No início, o professor Cohn demonstrou-se cético. É fácil cometer um pequeno erro neste tipo de cálculos, especialmente quando se trata de um pensamento positivo. Para “despistar” a teoria, verificaram a sua nova disposição de pontos num computador. E resultou: Todas as esferas encaixavam corretamente.
Nesse ano, Li foi trabalhar com Cohn como estagiária na Microsoft Research, onde puderam aperfeiçoar cuidadosamente os códigos de correção de erros que estavam a utilizar para poderem continuar a acrescentar esferas compatíveis à “estranha” estrutura de 17 dimensões de Li.
No final, conseguiram adicionar 384 novas esferas à estimativa baseada em Leech de 1967, elevando o limite inferior do número de beijos para 5.730.
De seguida, aplicaram técnicas semelhantes para melhorar o número de beijos nas dimensões 18 a 21.
E depois do 21?
No entanto, nas dimensões 22 e 23, a estratégia falhou. Parecia que a dupla tinha esgotado a sua abordagem de inversão de sinais.

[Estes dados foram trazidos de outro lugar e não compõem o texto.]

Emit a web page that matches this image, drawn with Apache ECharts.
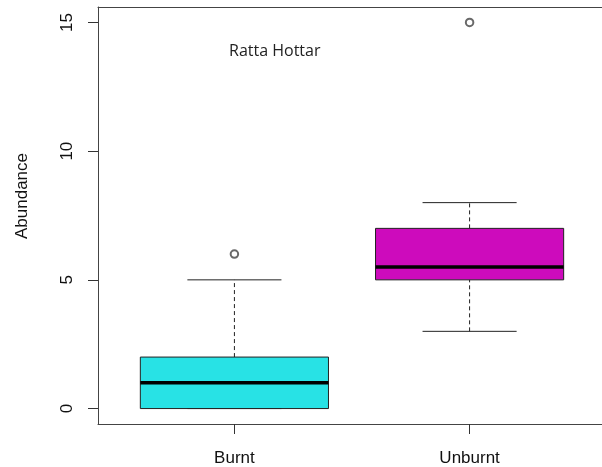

Apesar disso, os matemáticos ficaram mais interessados na forma como Cohn e Li obtiveram os seus ganhos.
As suas novas estruturas são muito diferentes das estruturas altamente simétricas inspiradas na rede de Leech. Os métodos baseados em códigos que utilizaram para adicionar esferas deram-lhes configurações mais irregulares – algo inteiramente novo.
Vários resultados recentes apoiam a promessa destas possibilidades menos acessíveis. Como refere a Quanta Magazine, nos últimos dois anos, matemáticos criaram novas construções inteligentes nas dimensões 5, 10 e 11, dobrando ou quebrando as regras de simetria habituais.
“Cada estrutura invulgar que se descobre dá pequenas dicas e pistas sobre a verdade. O problema do beijo ainda está cheio de mistérios“, considerou Henry Cohn, citado pela mesma revista.